Looking back, it is encouraging to see the 30% growth in the membership over the past six years and the ever-increasing interest in owning alpacas. Our National Show and all the regional shows are a great statement of the health of the alpaca community, and we have seen alpacas expand and diversify into many new areas such as trekking becoming popular in the media and on TV. It is wonderful to note that recent alpaca farm day saw more than 30,000 visitors to alpaca farms throughout the UK an initiative developed by Sue Loach and Duncan Pullar. Our board has worked hard to increase the engagement with our members and Zoom has provided us with an excellent tool to provide online education and discussion. We had a great series of webinars in the spring of this year and have an exciting programme planned for the Autumn. COVID presented a great challenge to us all yet enabled the board to move to Zoom board meetings. I believe this has been fabulous and enabled a much greater participation on the board making it much easier for directors to attend board meetings. It used to take me at least 7 hours to travel to and from board meetings and for other directors it was often much longer. With Zoom we are able to work really effectively no matter where a director lives in the UK.

I have enjoyed producing the magazine over these last six years and together with our excellent editor Liz Mason I have been actively involved in seeing the magazine develop into what it is today. Nigel Beckwith brilliantly created the current arrangement with our publisher where the magazine no longer costs BAS any money to produce with this being funded by advertising. In the past the magazine was a significant drain on BAS resources and today we have a magazine that has expanded from four to six editions per year and a Year Book that is a great statement of the health of out society. The great thing about the magazine is all the stories about alpacas that Liz is able to source from our members and we all look forward to receiving our copy every two months.

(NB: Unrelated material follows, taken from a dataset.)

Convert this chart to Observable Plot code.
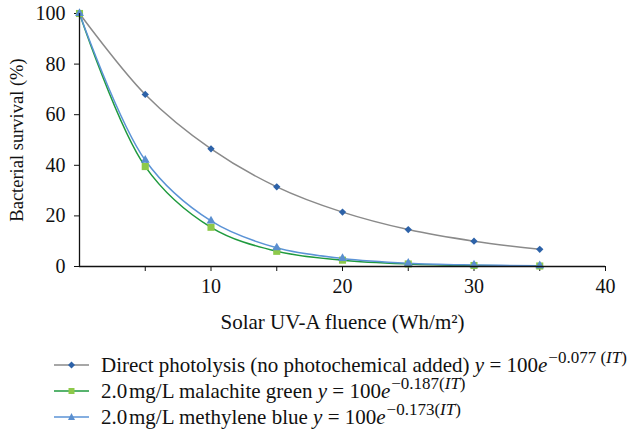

I know there are still complaints about the board, but I feel we have come a long way and are gradually ending the infighting and politics that have plagued the society. It has always struck me as strange – the notion of the board being BAS – in reality The British Alpaca Society is the members of the Society and the board are just members who have been elected to serve for a few years to further the aims of the society. The board members all come from different parts of the country and have different interests and yet share a common desire to improve what the society does for its members, so board members are no different from any other member and as a group there are no vested interests or hidden agendas just people trying to do a good job for us all. We still have our issues, and a member is currently taking court action against the British Alpaca Society seeking compensation for what they believe was ill-treatment. Naturally, the board and our insurance company are determined to fight this and not use members money in this way. At the moment this case is with the courts, and we cannot say any more about it, but it illustrates that there is still a way to go to create a more supportive and inclusive society.

So, six years have passed and while I am sure there are things we could have done better, I feel the society is in a much better position than when I took the role of Chair. There has been quite some change in board membership with only Emma Taylor being there longer than I. We have an excellent group of directors to take us forward and I am confident that Sue Loach will do a great job as Chair. I am looking froward to spending more time with our own alpacas and seeing you all as we get back to showing and if I can help the society progress a bTB vaccine I will be delighted to assist.